Before hearing even a note of the overture to Seattle Opera’s production of Attila (through January 28, tickets), shots rang out on the stage at McCaw Hall and several people fell dead. Bodies got dragged, prisoners got shoved, guns, tanks and explosions lit the background, and by the time the music started, the audience had no illusions this would be a pretty opera.

This relatively early work of Verdi’s, from between Nabucco and Macbeth, has been unjustly neglected. Its rich, colorful music is tautly composed for four solo voices which must be both big and agile, plus two others in smaller roles. Seattle Opera found well-matched singers who easily filled the requirements, and a talented conductor in Carlo Montanaro, who paced and balanced the orchestra with the singers to create a satisfying whole.

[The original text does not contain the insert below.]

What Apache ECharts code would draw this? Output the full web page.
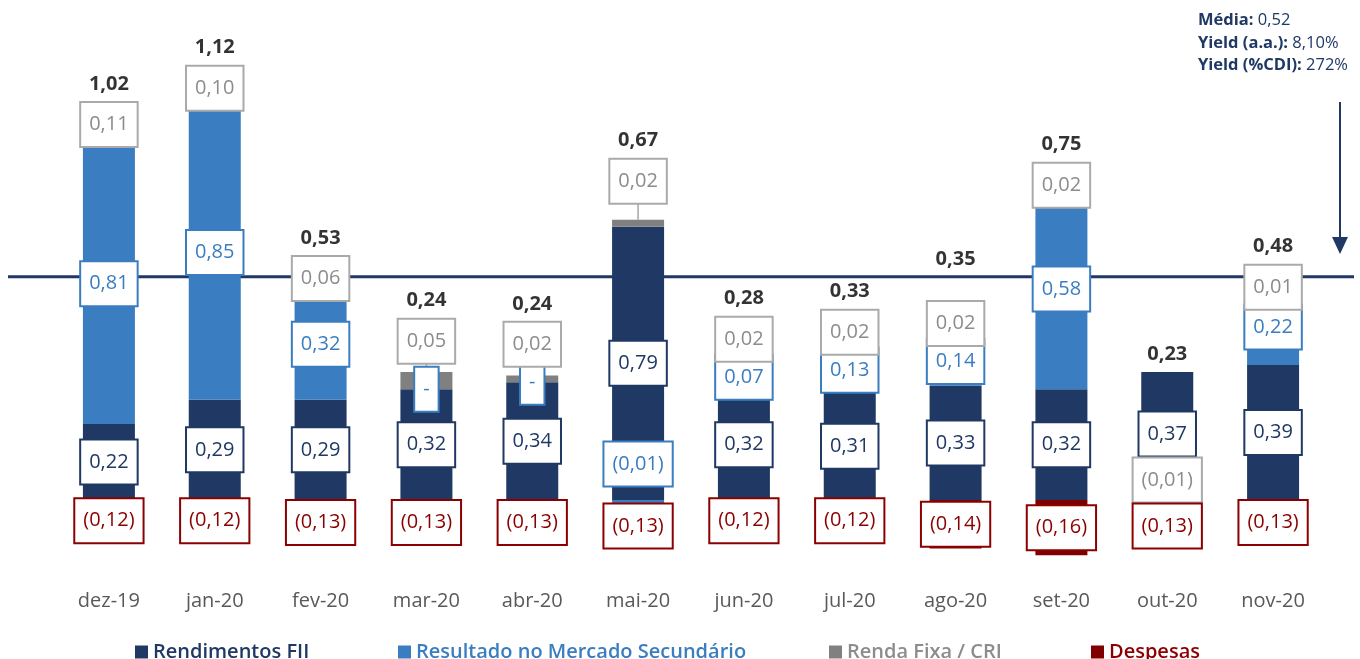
<!DOCTYPE html>
<html><head><meta charset="utf-8">
<script src="https://cdn.jsdelivr.net/npm/echarts@6/dist/echarts.min.js"></script>
<style>html,body{margin:0;padding:0;background:#fff}#c{width:1360px;height:659px}</style>
</head><body><div id="c"></div>
<script>
// ---------------- data ----------------
const categories = ['dez-19','jan-20','fev-20','mar-20','abr-20','mai-20','jun-20','jul-20','ago-20','set-20','out-20','nov-20'];
const rendimentosFII      = [0.22, 0.29, 0.29, 0.32, 0.34, 0.79, 0.32, 0.31, 0.33, 0.32, 0.37, 0.39];
const resultadoSecundario = [0.81, 0.85, 0.32, 0,    0,   -0.01, 0.07, 0.13, 0.14, 0.58, null, 0.22];
const rendaFixaCRI        = [0.11, 0.10, 0.06, 0.05, 0.02, 0.02, 0.02, 0.02, 0.02, 0.02, -0.01, 0.01];
const despesas            = [-0.12,-0.12,-0.13,-0.13,-0.13,-0.13,-0.12,-0.12,-0.14,-0.16,-0.13,-0.13];
const totais              = [1.02, 1.12, 0.53, 0.24, 0.24, 0.67, 0.28, 0.33, 0.35, 0.75, 0.23, 0.48];
const seriesNames = ['Rendimentos FII','Resultado no Mercado Secundário','Renda Fixa / CRI','Despesas'];
const mediaTxt = '0,52', yieldAATxt = '8,10%', yieldCDITxt = '272%';
const mediaLineLevel = 0.645; // level where the reference draws its average line

// ---------------- styles / layout ----------------
const FONT = '"Open Sans", "Noto Sans", sans-serif';
const NAVY = '#1F3864', BLUE = '#3A7DC0', GRAY = '#808080', RED = '#800000';
const barColors   = [NAVY, BLUE, GRAY, RED];
const textColors  = [NAVY, '#3A7DC0', '#8C8C8C', '#8B0000'];
const boxBorders  = [NAVY, '#3A7DC0', '#AAAAAA', '#8B0000'];
const legendColors= [NAVY, '#3A7DC0', '#8C8C8C', '#8B0000'];
const legendLeft  = [130, 393, 824, 1086];
// extra upward lift (px) of some label boxes, as in the reference: {categoryIndex: {seriesIndex: px}}
const labelLift = { 3: { 2: 10 }, 5: { 1: 16, 2: 42 } };

const fmt = v => v.toFixed(2).replace('.', ',');
const fmtLabel = v => v === 0 ? '-' : (v < 0 ? '(' + fmt(-v) + ')' : fmt(v));

const seriesData = [rendimentosFII, resultadoSecundario, rendaFixaCRI, despesas];
const positiveTop = categories.map((c, i) => seriesData.reduce((s, arr) => s + (arr[i] != null && arr[i] > 0 ? arr[i] : 0), 0));

const desired = [[], [], [], [], []];
const layoutFn = params => {
  const d = desired[params.seriesIndex] && desired[params.seriesIndex][params.dataIndex];
  if (d == null) return {};
  const c = params.labelRect.y + params.labelRect.height / 2;
  return { dy: d - c };
};

function buildOption(graphics) {
  const series = seriesData.map((arr, s) => ({
    name: seriesNames[s], type: 'bar', stack: 'total', data: arr, barWidth: 52,
    itemStyle: { color: barColors[s] },
    label: {
      show: true, position: 'inside', formatter: p => fmtLabel(p.value),
      color: textColors[s], fontSize: 20, fontFamily: FONT, lineHeight: 27,
      backgroundColor: '#fff', borderColor: boxBorders[s], borderWidth: 2, padding: [8, 8]
    },
    labelLayout: layoutFn
  }));
  series.push({
    name: 'total', type: 'scatter', data: positiveTop, symbolSize: 1,
    itemStyle: { color: 'rgba(0,0,0,0)' }, silent: true,
    label: { show: true, position: 'inside', formatter: p => fmt(totais[p.dataIndex]),
      color: '#000', fontWeight: 'bold', fontSize: 20, fontFamily: FONT },
    labelLayout: layoutFn
  });
  return {
    animation: false,
    backgroundColor: '#fff',
    grid: { left: 56, right: 34, top: 15.6, bottom: 89.8 },
    xAxis: { type: 'category', data: categories,
      axisLine: { show: false }, axisTick: { show: false },
      axisLabel: { color: '#595959', fontSize: 20, fontFamily: FONT, margin: 22 } },
    yAxis: { type: 'value', min: -0.2, max: 1.4, show: false, splitLine: { show: false } },
    legend: seriesNames.map((n, k) => ({
      data: [n], left: legendLeft[k], top: 637, icon: 'rect', itemWidth: 13, itemHeight: 13,
      selectedMode: false, textStyle: { color: legendColors[k], fontSize: 20, fontWeight: 600, fontFamily: FONT }
    })),
    graphic: graphics || [],
    series
  };
}

const chart = echarts.init(document.getElementById('c'));
chart.setOption(buildOption());

// compute label placement through the axis scales
const Y = v => chart.convertToPixel({ yAxisIndex: 0 }, v);
const X = i => chart.convertToPixel({ xAxisIndex: 0 }, i);
const H = 45, STEP_POS = 38, STEP_NEG = 46, HALF_BAR = 26, TOTAL_GAP = 18;
const lineY = Y(mediaLineLevel);
const connectors = [];
categories.forEach((c, i) => {
  let pos = 0, neg = 0;
  const items = [];
  seriesData.forEach((arr, s) => {
    const v = arr[i]; if (v == null) return;
    let a, b;
    if (v >= 0) { a = pos; b = pos + v; pos = b; } else { a = neg; b = neg + v; neg = b; }
    items.push({ s, yc: (Y(a) + Y(b)) / 2, y0: Math.min(Y(a), Y(b)), y1: Math.max(Y(a), Y(b)), neg: v < 0 });
  });
  items.sort((p, q) => q.yc - p.yc);
  let prev = null, prevNeg = false;
  const lift = labelLift[i] || {};
  items.forEach(it => {
    let cc = it.yc;
    if (prev != null) cc = Math.min(cc, prev - (prevNeg ? STEP_NEG : STEP_POS));
    cc -= (lift[it.s] || 0);
    desired[it.s][i] = cc; prev = cc; prevNeg = it.neg;
    const boxBottom = cc + H / 2;
    if (boxBottom < it.y0 - 3) {
      const cx = X(i);
      connectors.push({ type: 'line', z: 1, shape: { x1: cx, y1: boxBottom, x2: it.neg ? cx + HALF_BAR : cx, y2: it.neg ? it.y1 : it.y0 },
        style: { stroke: '#A6A6A6', lineWidth: 1.5 } });
    }
  });
  let t = Math.min(Y(pos), prev - H / 2) - TOTAL_GAP;
  if (Math.abs(t - lineY) < 14) t = lineY - 18; // keep the total clear of the average line
  desired[4][i] = t;
});

const graphics = [
  { type: 'line', z: 0, shape: { x1: 8, y1: lineY, x2: 1354, y2: lineY }, style: { stroke: NAVY, lineWidth: 3 } },
  { type: 'line', z: 5, shape: { x1: 1340, y1: 102, x2: 1340, y2: 240 }, style: { stroke: NAVY, lineWidth: 2 } },
  { type: 'polygon', z: 5, shape: { points: [[1332, 237], [1348, 237], [1340, 254]] }, style: { fill: NAVY } },
  { type: 'text', z: 5, left: 1198, top: 12, style: {
      text: '{b|Média:}{n| ' + mediaTxt + '}\n{b|Yield (a.a.):}{n| ' + yieldAATxt + '}\n{b|Yield (%CDI):}{n| ' + yieldCDITxt + '}',
      rich: {
        b: { fontWeight: 'bold', fontSize: 16.5, fontFamily: FONT, fill: NAVY, lineHeight: 22.5 },
        n: { fontSize: 16.5, fontFamily: FONT, fill: NAVY, lineHeight: 22.5 }
      }, fontSize: 16.5, fontFamily: FONT, fill: NAVY } }
].concat(connectors);
chart.setOption(buildOption(graphics), true);
</script></body></html>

General Director Speight Jenkins had gone looking for an affordable opera which would give a prominent role to bass-baritone John Relyea (heard here last season in Don Quichotte), and he wasn’t the only opera director to rediscover Attila, which has been enjoying a mini-boom: at La Scala, Milan, at the Metropolitan Opera, and after Seattle, San Francisco.

To join Relyea as Attila he chose, for the venal Roman general Ezio, baritone Marco Vratogna (who sang it at La Scala); tenor Antonello Palombi as Foresto, leader of the refugees from vanquished Aquileia and lover of Odabella; and for Odabella herself, daughter of the murdered king of the Aquileians and now prisoner, soprano Ana Lucrecia García.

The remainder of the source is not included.